Security is often cited as one of the most important challenges in IoT deployment due to a huge number of networking devices with varying protocols. Hence, security at both the device and network levels is considered important for the implementation and operation of IoT. Security (
C6) refers to the capability of safeguarding all IoT-connected devices and networks. This was measured by the level of access control, the level of device authentication, the level of encryption, and other robust security measures [
36].
The procedure for the performance evaluation of the IoT-based supply chains contained the following steps:
Step 1. The performance ratings of all alternatives with respect to the criteria from each decision maker were obtained as shown in
Table 2.
Step 2. The criteria weights of were obtained from each decision maker as shown in
Table 3.
Steps 3–5. The collective weighted interval-valued-based intuitionistic fuzzy performance matrix could be calculated as in
Table 4.
Steps 6–9. The overall performance index for each alternative could be determined.
Table 5 shows the results. The results showed that alternative
A3 had the highest performance index value of 0.71 as compared to other alternatives.
Figure 2 shows the performance index values of all the alternatives with respect to all the criteria. The results in
Table 5 also provided the company with relevant information about the performance level of individual IoT-based supply chain. Although alternative
A3 was the most suitable alternative, it does not have competitive advantages in all performance criteria. At the same time, alternative
A1 required improvement of its performances in all criteria, especially in service quality and resource consumption. Despite being the best performer, alternative
A3 was not the best in terms of resource consumption. Meanwhile, alternative
A5 was not one of the most suitable alternatives and needed to improve its performance in all criteria, particularly in financial cost. The result can thus help organizations to identify the relative weaknesses of the available alternatives for improving its competitiveness.
In order to investigate the sensitivity of the output on the alternatives, we used an example in
Table 6 to show the changes on the criteria weights.
Figure 3 shows the changes on the performance index values and the ranking of the alternatives.
A comparative study of the fuzzy multicriteria group decision making algorithm was also conducted with four other approaches [
42,
45,
46,
47].
Table 7 shows that the fuzzy multicriteria group decision making algorithm produces consistent results as compared to other approaches. The proposed fuzzy multicriteria group decision making algorithm proved to be effective due to its simplicity in concept and its efficiency in computation.

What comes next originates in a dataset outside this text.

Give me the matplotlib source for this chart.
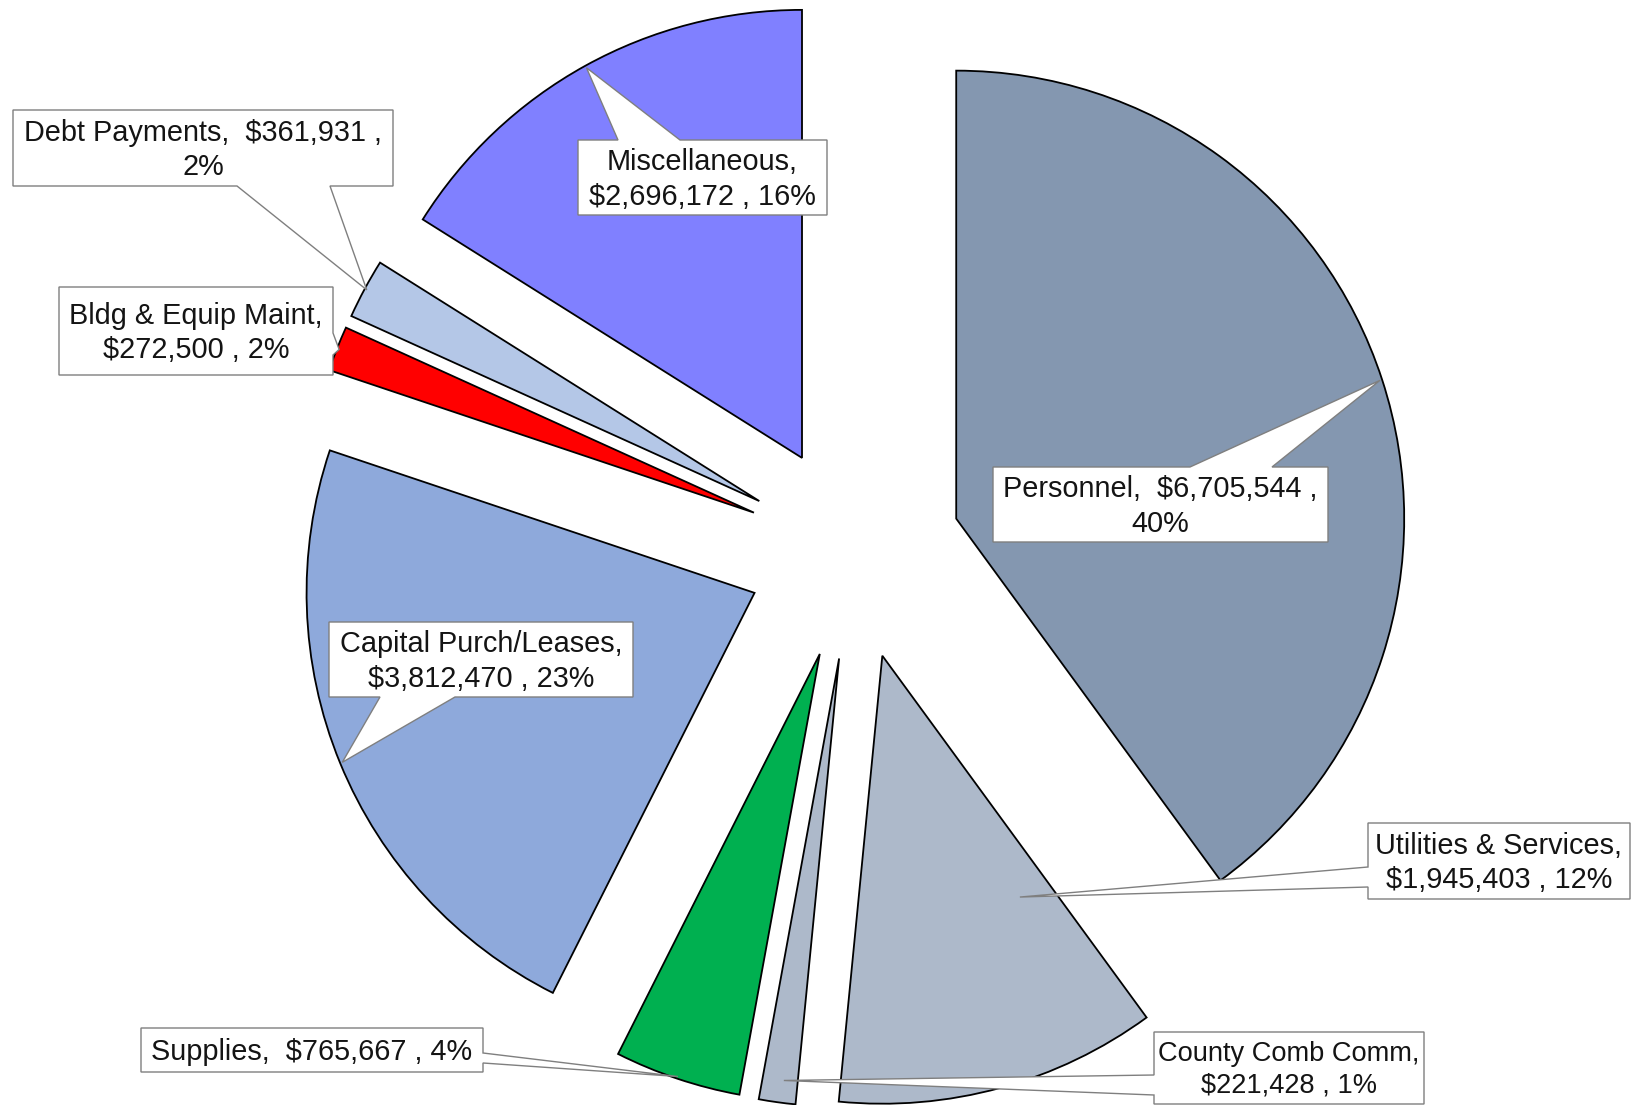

There were several managerial insights in this study. Firstly, the potential economic impact of IoT-based supply chains is estimated to be more than
$11 trillion in the next six years [
3]. On top of this, IoT-based supply chains are expected to offer significant cost savings and business agility [
22]. The failure to evaluate and select the most suitable IoT-based supply chain for development and implementation can be a lost opportunity. This study provided a step-by-step approach to help managers evaluate and select the most suitable IoT-based supply chain for improving their organizations’ overall performance. Secondly, the fuzzy multicriteria group decision making model was capable of handling evaluation problems associated with various alternatives and multiple criteria. Thirdly, the criteria discussed in
Section 2 were specific for evaluating the performance of IoT-based supply chains. The evaluation of selection criteria showed that to succeed in adopting IoT-based supply chains, managers have to focus on critical criteria such as financial cost, service quality, functionality, technological infrastructure, reliability, and security. Finally, the proposed fuzzy multicriteria group decision making model can be used to help organizations evaluate and select their IoT-based supply chains in the most effective and efficient way.